Author: Thea Harrison

Publish Date: 2013

Genre: Paranormal Romance

Series: Elder Races, book 6

Rating: C+

I love Thea Harrison’s Elder Race’s series because the world building and unique mythological characters featured in the books are a breath of fresh air to paranormal romance genre. Unfortunately, Kinked (the sixth installment in the series) didn’t work as well as the previous books for me.

The story follows Aryl, a harpy and Wyr Sentinel, as she is forced by her employer to go on a mission with the newest Sentinel, Quentin. For months, Aryl has been convinced that Quentin has nefarious reasons for becoming a Sentinel and she has made it her life mission to uncover whatever he is plotting. Aryl’s obsession and Quentin’s mutual antagonism toward her has driven everyone insane. When their employer loses his temper he gives them an ultimatum before sending them on the mission; learn to play nice or else.

The biggest issue I had with Kinked was that I could not get into Aryl and Quentin’s relationship dynamics. This could largely be attributed to the BDSM elements going on, which I’m not a fan of. If I remember correctly, this book was published around the time of the 50 Shades of Grey craze. So I can’t help but wonder if the popularity of that trilogy influenced the reason why this book was so focused on that aspect. Despite not enjoying BDSM in books, I will give Harrison props for doing it better than some other authors I’ve ran across. With the exception of an oddly placed riding crop scene near the end, it didn’t bother me as much as I thought it would here.

Typically, if I couldn’t get into the relationship at the center of an Elder Races novel, this wouldn’t be a huge problem for me as usually the main plot is enough to keep my interest. Unfortunately, that wasn’t the case here as the plot didn’t start gaining ground until the second half of the book. Instead the first half concentrates on Aryl and Quentin’s long hike/camping trip towards their destination where the main source of conflict is them hating each other or having sex. So, not being interested in their relationship, this section of the story dragged a lot. Luckily, the plot started picking-up in the second half of the story with a mystery involving shadow wolves and a witch. All in all, this would’ve been a more engaging story if the first half of the book hadn’t been watching Quentin and Aryl traveling or if, while traveling, they had conflicts outside of themselves that they needed to deal with.

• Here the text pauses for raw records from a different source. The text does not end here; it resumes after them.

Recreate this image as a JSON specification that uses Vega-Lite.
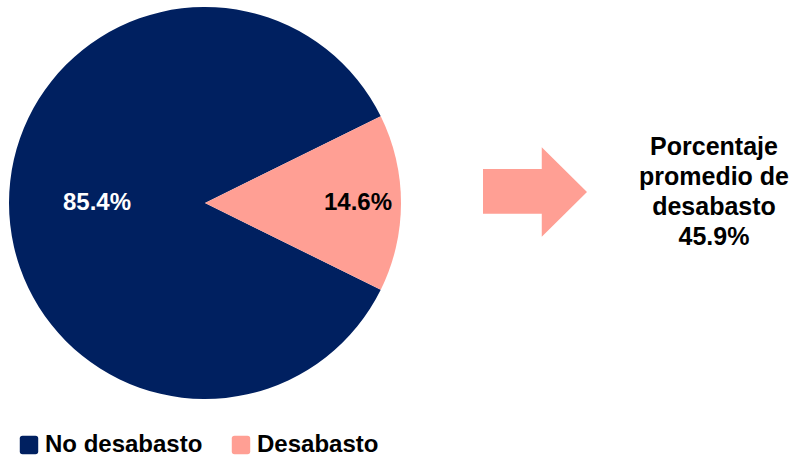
{
  "$schema": "https://vega.github.io/schema/vega-lite/v6.json",
  "padding": {"left": 5, "top": 5, "right": 0, "bottom": 0},
  "background": "white",
  "spacing": 0,
  "bounds": "flush",
  "config": {"view": {"stroke": null}, "font": "Liberation Sans"},
  "datasets": {
    "pie": [
      {"category": "No desabasto", "value": 0.854},
      {"category": "Desabasto", "value": 0.146}
    ],
    "arrow": [{"item": "flecha"}],
    "note": [{"label": "Porcentaje\npromedio de\ndesabasto\n45.9%"}]
  },
  "hconcat": [
    {
      "width": 400,
      "height": 396,
      "data": {"name": "pie"},
      "encoding": {
        "theta": {"field": "value", "type": "quantitative", "stack": true, "scale": {"range": [1.1121, 7.3953]}},
        "order": {"field": "value", "sort": "ascending"}
      },
      "layer": [
        {
          "mark": {"type": "arc", "outerRadius": 196},
          "encoding": {
            "color": {
              "field": "category", "type": "nominal",
              "scale": {"domain": ["No desabasto", "Desabasto"], "range": ["#002060", "#FF9F94"]},
              "legend": {
                "title": null, "orient": "none", "direction": "horizontal",
                "legendX": 12, "legendY": 428,
                "labelFontSize": 24, "labelFontWeight": "bold", "labelColor": "black",
                "labelFont": "Liberation Sans", "labelLimit": 300, "labelOffset": 4,
                "symbolSize": 340, "symbolStrokeWidth": 0, "symbolOpacity": 1,
                "symbolType": "M-0.7,-1 H0.7 Q1,-1 1,-0.7 V0.7 Q1,1 0.7,1 H-0.7 Q-1,1 -1,0.7 V-0.7 Q-1,-1 -0.7,-1 Z",
                "columnPadding": 26
              }
            }
          }
        },
        {
          "mark": {"type": "text", "radius": 153, "fontSize": 24, "fontWeight": "bold", "color": "black"},
          "encoding": {
            "text": {"field": "value", "type": "quantitative", "format": ".1%"},
            "opacity": {"condition": {"test": "datum.category === 'Desabasto'", "value": 1}, "value": 0}
          }
        },
        {
          "mark": {"type": "text", "radius": 108, "fontSize": 24, "fontWeight": "bold", "color": "white"},
          "encoding": {
            "text": {"field": "value", "type": "quantitative", "format": ".1%"},
            "opacity": {"condition": {"test": "datum.category === 'No desabasto'", "value": 1}, "value": 0}
          }
        }
      ]
    },
    {
      "width": 260,
      "height": 374,
      "data": {"name": "arrow"},
      "mark": {
        "type": "point", "filled": true, "opacity": 1, "strokeWidth": 0, "color": "#FF9F94",
        "size": 10816,
        "shape": "M-1,-0.44 L0.13,-0.44 L0.13,-0.86 L1,0 L0.13,0.86 L0.13,0.42 L-1,0.42 Z"
      },
      "encoding": {}
    },
    {
      "width": 98,
      "height": 284,
      "data": {"name": "note"},
      "mark": {"type": "text", "fontSize": 25, "fontWeight": "bold", "lineBreak": "\n", "lineHeight": 30, "align": "center", "baseline": "middle", "color": "black"},
      "encoding": {"text": {"field": "label", "type": "nominal"}}
    }
  ]
}
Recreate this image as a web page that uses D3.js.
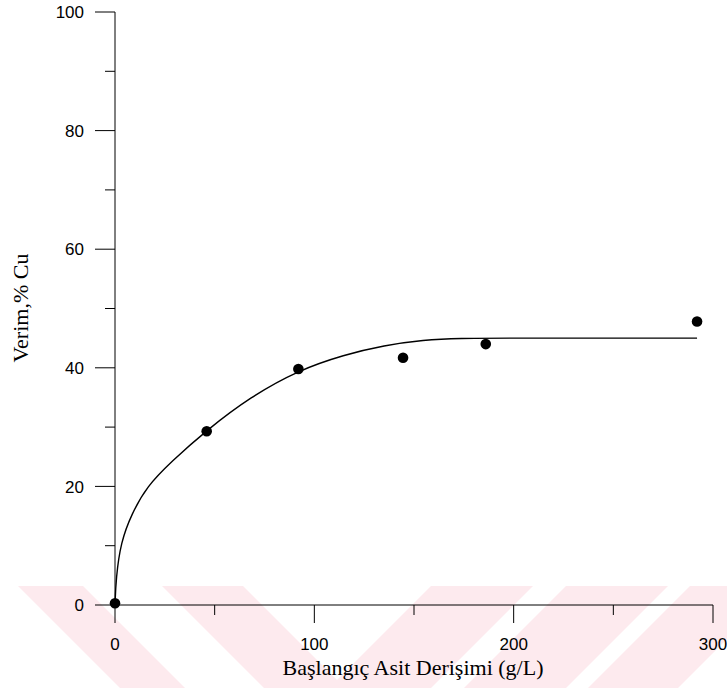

Instead, it’s about 100 pages of watching them bicker or molest each other while hiking.

For fans of the series, I would recommend reading this book as Harrison’s world and mythology are still extremely enjoyable here. However, if you’re someone who is looking to get into this series, I would recommend beginning with Oracle’s Moon, which is where I think Harrison started to hit her stride with these novels.